**WRITTEN REQUEST**
In the lines below, output everything from the first line through the line containing "boxed([ltcLabel], 274, 260, 13);" exactly as it is. Pictures are not part of the output.

**INPUT RECORDS**
--- START ---
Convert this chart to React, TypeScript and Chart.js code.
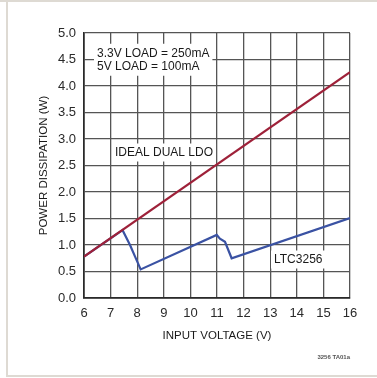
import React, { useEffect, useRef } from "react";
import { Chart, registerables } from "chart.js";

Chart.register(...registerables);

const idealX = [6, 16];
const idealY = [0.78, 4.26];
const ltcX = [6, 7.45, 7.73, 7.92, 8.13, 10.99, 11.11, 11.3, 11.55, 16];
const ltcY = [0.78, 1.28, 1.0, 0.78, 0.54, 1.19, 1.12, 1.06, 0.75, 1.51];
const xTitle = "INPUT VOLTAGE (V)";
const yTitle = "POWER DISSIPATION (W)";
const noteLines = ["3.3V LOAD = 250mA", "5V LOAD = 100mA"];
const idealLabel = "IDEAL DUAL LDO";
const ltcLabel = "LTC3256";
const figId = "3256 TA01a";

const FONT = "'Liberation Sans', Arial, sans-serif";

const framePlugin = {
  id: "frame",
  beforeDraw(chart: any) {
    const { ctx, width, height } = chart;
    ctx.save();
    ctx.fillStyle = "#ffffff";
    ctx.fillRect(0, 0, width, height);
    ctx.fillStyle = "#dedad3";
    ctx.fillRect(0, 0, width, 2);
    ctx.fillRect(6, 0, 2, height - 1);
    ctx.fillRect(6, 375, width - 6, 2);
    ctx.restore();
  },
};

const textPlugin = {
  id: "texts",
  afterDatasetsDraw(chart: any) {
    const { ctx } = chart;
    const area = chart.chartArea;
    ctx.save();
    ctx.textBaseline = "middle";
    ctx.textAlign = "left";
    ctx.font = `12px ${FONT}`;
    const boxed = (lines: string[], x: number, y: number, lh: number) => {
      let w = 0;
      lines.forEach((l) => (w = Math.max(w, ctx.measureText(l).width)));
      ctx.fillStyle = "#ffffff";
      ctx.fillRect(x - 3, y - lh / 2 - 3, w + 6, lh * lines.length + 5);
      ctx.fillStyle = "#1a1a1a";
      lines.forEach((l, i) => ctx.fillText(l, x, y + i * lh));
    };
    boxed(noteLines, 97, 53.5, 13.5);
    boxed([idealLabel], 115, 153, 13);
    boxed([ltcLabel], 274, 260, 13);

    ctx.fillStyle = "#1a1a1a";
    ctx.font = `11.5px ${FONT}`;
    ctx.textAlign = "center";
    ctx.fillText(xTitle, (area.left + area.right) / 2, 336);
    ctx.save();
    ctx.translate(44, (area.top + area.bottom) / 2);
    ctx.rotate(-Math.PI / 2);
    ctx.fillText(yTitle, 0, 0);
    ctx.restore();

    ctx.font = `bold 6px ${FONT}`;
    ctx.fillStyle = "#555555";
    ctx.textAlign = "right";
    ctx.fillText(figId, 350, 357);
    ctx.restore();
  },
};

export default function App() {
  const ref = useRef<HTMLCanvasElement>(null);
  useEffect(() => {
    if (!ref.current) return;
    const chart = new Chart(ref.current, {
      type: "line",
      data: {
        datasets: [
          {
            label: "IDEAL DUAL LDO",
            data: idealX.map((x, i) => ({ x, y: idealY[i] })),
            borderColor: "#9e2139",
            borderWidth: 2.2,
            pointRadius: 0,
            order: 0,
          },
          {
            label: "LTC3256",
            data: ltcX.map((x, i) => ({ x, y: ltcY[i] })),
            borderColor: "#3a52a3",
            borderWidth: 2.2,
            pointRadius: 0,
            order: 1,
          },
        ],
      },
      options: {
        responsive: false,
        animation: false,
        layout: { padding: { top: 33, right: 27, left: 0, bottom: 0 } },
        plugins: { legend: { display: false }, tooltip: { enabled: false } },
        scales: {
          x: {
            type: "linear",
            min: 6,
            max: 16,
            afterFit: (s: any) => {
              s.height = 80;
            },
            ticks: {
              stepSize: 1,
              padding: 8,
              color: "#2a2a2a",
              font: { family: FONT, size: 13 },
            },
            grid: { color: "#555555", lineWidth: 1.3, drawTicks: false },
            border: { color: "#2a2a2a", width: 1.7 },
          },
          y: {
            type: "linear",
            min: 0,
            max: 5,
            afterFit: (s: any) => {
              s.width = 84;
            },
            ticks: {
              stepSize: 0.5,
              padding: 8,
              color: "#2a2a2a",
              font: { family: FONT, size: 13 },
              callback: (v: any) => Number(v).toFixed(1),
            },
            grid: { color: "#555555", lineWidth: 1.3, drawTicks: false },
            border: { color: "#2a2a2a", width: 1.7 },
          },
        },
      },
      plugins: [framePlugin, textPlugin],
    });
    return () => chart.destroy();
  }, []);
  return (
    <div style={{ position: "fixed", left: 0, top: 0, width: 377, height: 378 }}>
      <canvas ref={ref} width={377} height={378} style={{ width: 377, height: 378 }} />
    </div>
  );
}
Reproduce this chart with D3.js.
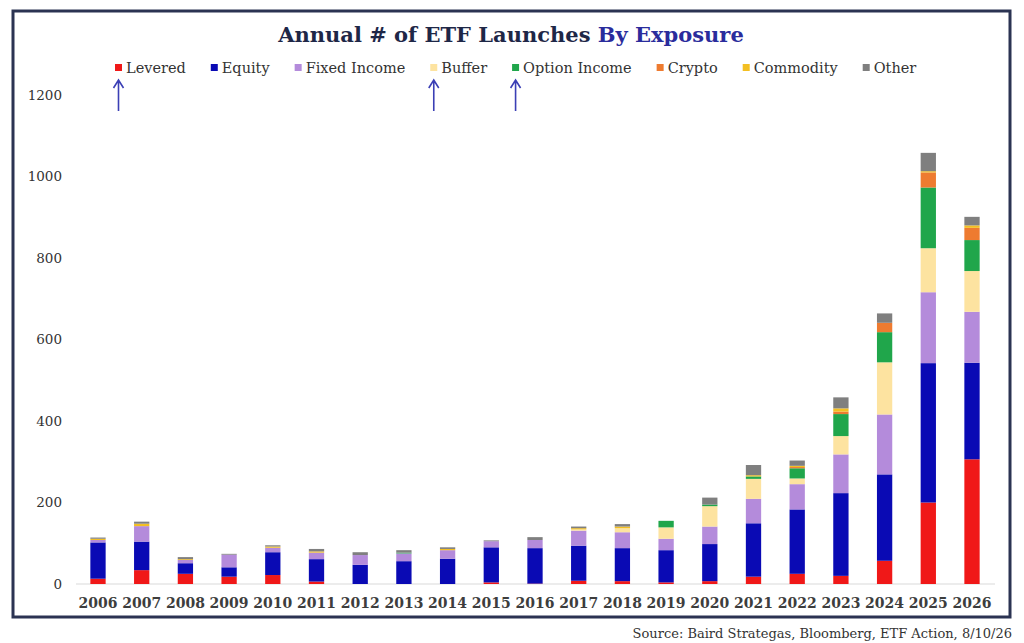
--- END ---
**RESULT OF THIS EXERCISE**
Convert this chart to React, TypeScript and Chart.js code.
import React, { useEffect, useRef } from "react";
import { Chart, registerables } from "chart.js";

Chart.register(...registerables);

const idealX = [6, 16];
const idealY = [0.78, 4.26];
const ltcX = [6, 7.45, 7.73, 7.92, 8.13, 10.99, 11.11, 11.3, 11.55, 16];
const ltcY = [0.78, 1.28, 1.0, 0.78, 0.54, 1.19, 1.12, 1.06, 0.75, 1.51];
const xTitle = "INPUT VOLTAGE (V)";
const yTitle = "POWER DISSIPATION (W)";
const noteLines = ["3.3V LOAD = 250mA", "5V LOAD = 100mA"];
const idealLabel = "IDEAL DUAL LDO";
const ltcLabel = "LTC3256";
const figId = "3256 TA01a";

const FONT = "'Liberation Sans', Arial, sans-serif";

const framePlugin = {
  id: "frame",
  beforeDraw(chart: any) {
    const { ctx, width, height } = chart;
    ctx.save();
    ctx.fillStyle = "#ffffff";
    ctx.fillRect(0, 0, width, height);
    ctx.fillStyle = "#dedad3";
    ctx.fillRect(0, 0, width, 2);
    ctx.fillRect(6, 0, 2, height - 1);
    ctx.fillRect(6, 375, width - 6, 2);
    ctx.restore();
  },
};

const textPlugin = {
  id: "texts",
  afterDatasetsDraw(chart: any) {
    const { ctx } = chart;
    const area = chart.chartArea;
    ctx.save();
    ctx.textBaseline = "middle";
    ctx.textAlign = "left";
    ctx.font = `12px ${FONT}`;
    const boxed = (lines: string[], x: number, y: number, lh: number) => {
      let w = 0;
      lines.forEach((l) => (w = Math.max(w, ctx.measureText(l).width)));
      ctx.fillStyle = "#ffffff";
      ctx.fillRect(x - 3, y - lh / 2 - 3, w + 6, lh * lines.length + 5);
      ctx.fillStyle = "#1a1a1a";
      lines.forEach((l, i) => ctx.fillText(l, x, y + i * lh));
    };
    boxed(noteLines, 97, 53.5, 13.5);
    boxed([idealLabel], 115, 153, 13);
    boxed([ltcLabel], 274, 260, 13);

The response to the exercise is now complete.